Ironically, the Muslim-majority countries which face the strictest restrictions, including Yemen, Somalia, Iran, Syria, and Libya, are the ones invaded by the U.S. resulting in unending chaos and destruction.

"As a member of the Foreign Relations Committee, one of the reasons I lose sleep at night over the Muslim ban is because I put it side by side with what we are doing in the nations from which we are denying entry to the United States," said Senator Chris Murphy who is a vocal critic of the war in Yemen.

"Trump might not have gotten his border wall, but he's created an invisible wall keeping out people around the world, based solely on their religion," Omar said adding that the Trump administration has cut down the admission of Muslim refugees by 91 percent.

At the beginning of Trump's term in 2017, he issued an executive order banning Muslims from certain countries from entering the United States. The arbitrary and unplanned nature of the of the order triggered widespread protests at airports all over the country with lawyers volunteering to help refugees and other innocent travelers that were already trapped in the air before the ban was issued.

An injunction then stopped the ban from being implemented for almost a year until June of 2018 when a 5-4 ruling by the Supreme Court effectivley allowed the ban.

The Democratic lawmakers pledged to stifle the ban financially by denying any funds for its implementation.
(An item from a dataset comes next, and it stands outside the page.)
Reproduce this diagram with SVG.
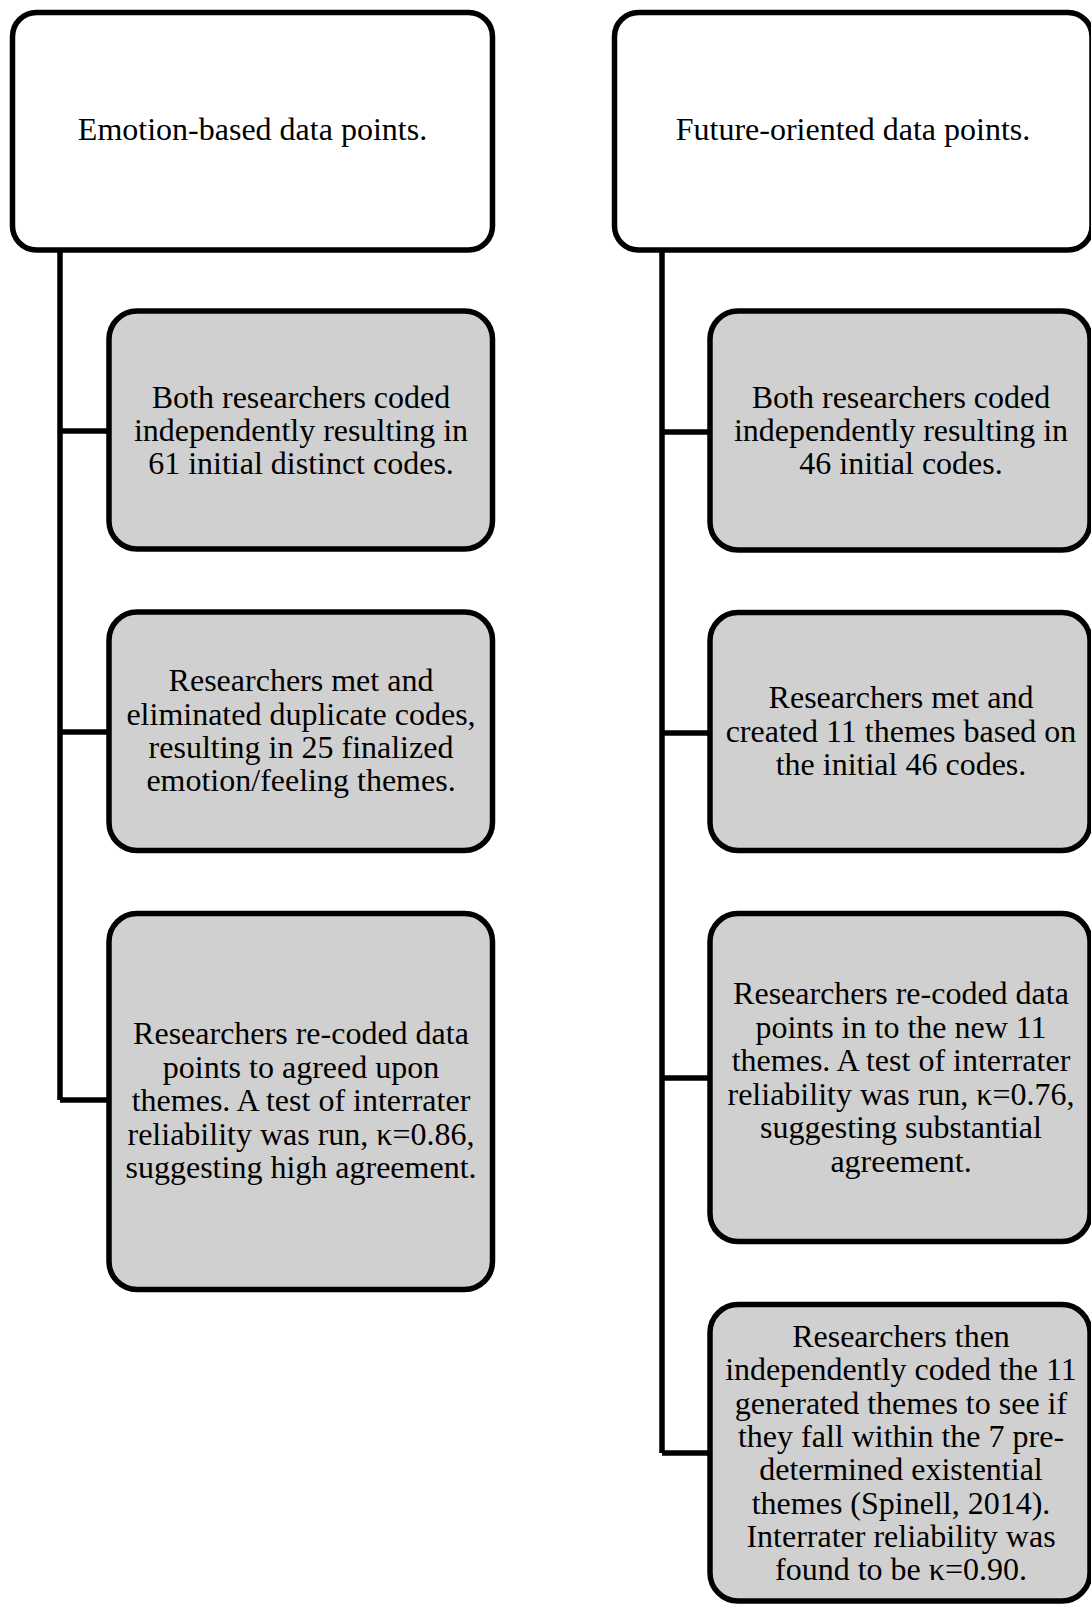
<svg xmlns="http://www.w3.org/2000/svg" width="1091" height="1604" viewBox="0 0 1091 1604">
<style>
.parent{fill:#ffffff;stroke:#000000;stroke-width:5.5}
.child{fill:#d0d0d0;stroke:#000000;stroke-width:5.5}
.conn{fill:none;stroke:#000000;stroke-width:5.5;stroke-linecap:butt;stroke-linejoin:miter}
text{font-family:"Liberation Serif","Times New Roman",serif;font-size:32px;fill:#000000;text-anchor:middle}
</style>
<rect width="1091" height="1604" fill="#ffffff"/>
<g id="connectors">
<path class="conn" d="M60 250 V1100 M60 431 H109 M60 732 H109 M60 1100 H109"/>
<path class="conn" d="M662 250 V1453 M662 432 H710 M662 733 H710 M662 1078 H710 M662 1453 H710"/>
</g>
<g id="emotion">
<rect class="parent" x="12.5" y="12.5" width="480" height="237.5" rx="24"/>
<text x="252.5" y="140">Emotion-based data points.</text>
</g>
<g id="e1">
<rect class="child" x="109" y="311" width="383.5" height="238" rx="28"/>
<text x="301"><tspan x="301" y="407.5">Both researchers coded</tspan><tspan x="301" y="440.5">independently resulting in</tspan><tspan x="301" y="473.5">61 initial distinct codes.</tspan></text>
</g>
<g id="e2">
<rect class="child" x="109" y="612" width="383.5" height="238.5" rx="28"/>
<text x="301"><tspan x="301" y="691">Researchers met and</tspan><tspan x="301" y="724.5">eliminated duplicate codes,</tspan><tspan x="301" y="758">resulting in 25 finalized</tspan><tspan x="301" y="791">emotion/feeling themes.</tspan></text>
</g>
<g id="e3">
<rect class="child" x="109" y="913.5" width="383.5" height="376" rx="28"/>
<text x="301"><tspan x="301" y="1044">Researchers re-coded data</tspan><tspan x="301" y="1077.5">points to agreed upon</tspan><tspan x="301" y="1111">themes. A test of interrater</tspan><tspan x="301" y="1144.5">reliability was run, κ=0.86,</tspan><tspan x="301" y="1178">suggesting high agreement.</tspan></text>
</g>
<g id="future">
<rect class="parent" x="614.5" y="12.5" width="477.5" height="237.5" rx="24"/>
<text x="853" y="140">Future-oriented data points.</text>
</g>
<g id="f1">
<rect class="child" x="710" y="311" width="380" height="239" rx="28"/>
<text x="901"><tspan x="901" y="407.5">Both researchers coded</tspan><tspan x="901" y="440.5">independently resulting in</tspan><tspan x="901" y="473.5">46 initial codes.</tspan></text>
</g>
<g id="f2">
<rect class="child" x="710" y="612.5" width="380" height="238" rx="28"/>
<text x="901"><tspan x="901" y="708">Researchers met and</tspan><tspan x="901" y="741.5">created 11 themes based on</tspan><tspan x="901" y="775">the initial 46 codes.</tspan></text>
</g>
<g id="f3">
<rect class="child" x="710" y="913.5" width="380" height="328" rx="28"/>
<text x="901"><tspan x="901" y="1004">Researchers re-coded data</tspan><tspan x="901" y="1037.5">points in to the new 11</tspan><tspan x="901" y="1071">themes. A test of interrater</tspan><tspan x="901" y="1104.5">reliability was run, κ=0.76,</tspan><tspan x="901" y="1138">suggesting substantial</tspan><tspan x="901" y="1171.5">agreement.</tspan></text>
</g>
<g id="f4">
<rect class="child" x="710" y="1304.5" width="380" height="296.5" rx="28"/>
<text x="901"><tspan x="901" y="1347">Researchers then</tspan><tspan x="901" y="1380.3">independently coded the 11</tspan><tspan x="901" y="1413.6">generated themes to see if</tspan><tspan x="901" y="1446.9">they fall within the 7 pre-</tspan><tspan x="901" y="1480.2">determined existential</tspan><tspan x="901" y="1513.5">themes (Spinell, 2014).</tspan><tspan x="901" y="1546.8">Interrater reliability was</tspan><tspan x="901" y="1580">found to be κ=0.90.</tspan></text>
</g>
</svg>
Congresswoman Judy Chu and Senator Chris Murphy re-introduced a 2017 bill which would "prohibit the use of any funds or fees to implement" the ban.

"We are dropping American made bombs on countries, creating humanitarian nightmares in those places, and never before has the United States then made the decision to block those people inside those countries and throw away the key," Senator Murphy commented.

Rashida Tlaib, the Palestinian-American Congresswoman also condemned the ban.

"It is an incredible, remarkable time that as our country was banning Muslims, that more Muslims - record numbers - were running for office," Tlaib said.